Calvin got interested in electronics en early 1920s, when his father and his grandfather bought radio sets. He built some receivers and soon learned the codes well enough to pass the license so by the time he was 14.
Calvin was educated at the local public Logan School, and then at the intermediate Franklin Junior High School and North High School, graduating in 1937. Then he graduated summa cum laude from the University of Minnesota in mathematics in 1941.
Mooers began his career in 1941 as a physicist at the Navy Ordnance Laboratory (NOL) in Washington, DC, during the war effort. There he worked under John Atanasoff, developing a computer for the United States Navy. He moved to Cambridge in 1946 and received his Master of Science degree in mathematics and physics from the Massachusetts Institute of Technology in 1948.
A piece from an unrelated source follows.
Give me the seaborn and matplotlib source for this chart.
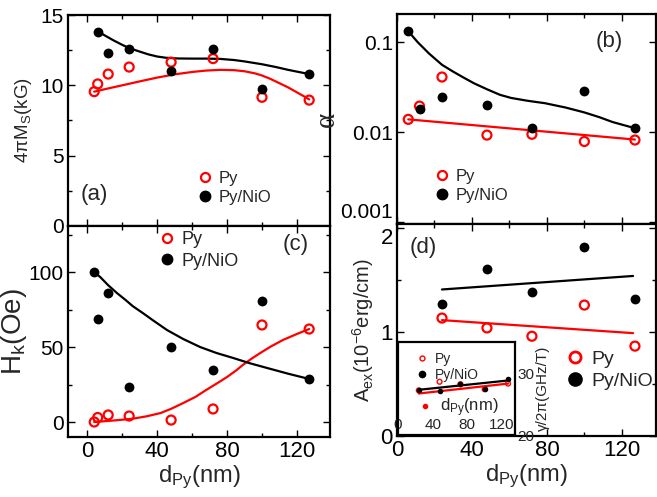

Mooers Founded Zator Company and Develops TRAC
In 1947, Mooers founded the Zator Company to market his ideas, and pursued work in information theory, information retrieval, and artificial intelligence, proposing the Zator, an electronic, film-scanning retrieval machine. In 1948 he developed the Zatocoding System, using superimposed subject codes on edge-notched cards.
Mooers founded the Rockford Research Institute in 1961, where he developed the TRAC programming language (a text-handling language). At the time, patent law would not allow him to control what he saw as his intellectual property and profit from it.
Personal Life
Calvin Mooers married to Charlotte Davis (25 Mar 1924–17 Mar 2005), the daughter of Watson Davis, founder of American Documentation Institute, on 6 October 1945. They had two children: Helen Sophia Mooers Solorzano (born 14 Dec 1961), and Edith Augusta Mooers (born 9 Dec 1963).
Calvin Mooers was a quiet and a shy man, maybe modest, but of great intellectual ability and inventiveness. He died from a massive heart attack on 1 December 1994, in Cambridge, Massachusetts.